0) At the most primitive level, if $k$ is a field (not necessarily algebraically closed) and $f(X)\in k[X]$ is a polynomial, the subscheme $V(f)\subset \mathbb A_k^1 $ it defines is smooth (actually étale) over $Spec(k)$ unless the discriminant of $f$ is zero. So you have generic smoothness.
1) Bertini's theorem. Suppose $K$ is algebraically closed and let $X\subset \mathbb P_K^n$ be a smooth subvariety. Then for an open dense set of hyperplanes in the dual projective space of hyperplanes $ \check{\mathbb P}^n_K $, the intersection $X\cap H$ is smooth.
2) Bertini's theorem: a variant. Suppose that $K$ is an algebraically closed field of characteristic zero.Then, given a dominant morphism $f:X\to Y$ with $X$ smooth, there exists a dense open subset $U\subset Y$ such that all fibers $f^{-1} (y)\subset X \;\; (y\in U)$ are smooth.
And here is a remarkable article, on both Bertini's biography and his theorems, by a masterful expositor: Steve Kleiman.
http://arxiv.org/PS_cache/alg-geom/pdf/9704/9704018v1.pdf
A: Regarding your last question, the answer is yes.
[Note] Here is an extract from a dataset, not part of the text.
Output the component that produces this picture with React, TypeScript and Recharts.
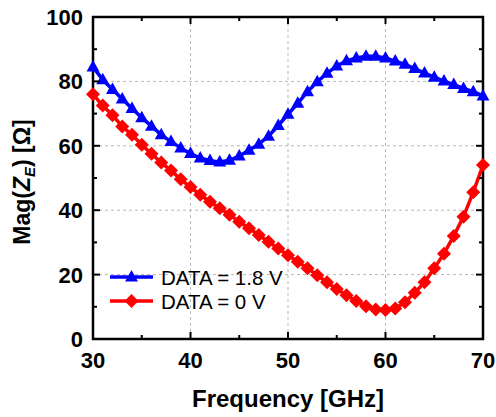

There are singularities, called nonsmoothable, which you cannot deform into smooth varieties.
There is a discussion of the history of this concept and some example in this article of Greuel and Steenbrink in the book Singularities of PSPM, edited by Orlik.
A: (This is an addendum to Andrea's answer and link.) Greuel and Steenbrink quote Severi's postulate from 1909 that all singular varieties should be smoothable; in fact, this had already been disproved, $20$ years earlier (implicitly, it is true), by del Pezzo, with his theorem that if $S$ is a smooth linearly normal (meaning, embedded by a complete linear system) surface in $\mathbb P^d$ of degree $d$, then $d\le 9$. (Much more is true, of course.) So the cone $T$ over a linearly normal elliptic curve of degree $d\ge 10$ is not smoothable in $\mathbb P^d$ (from where it's easy to see that neither can $T$ be smoothed in the abstract, since it is embedded by its complete anti-canonical linear system).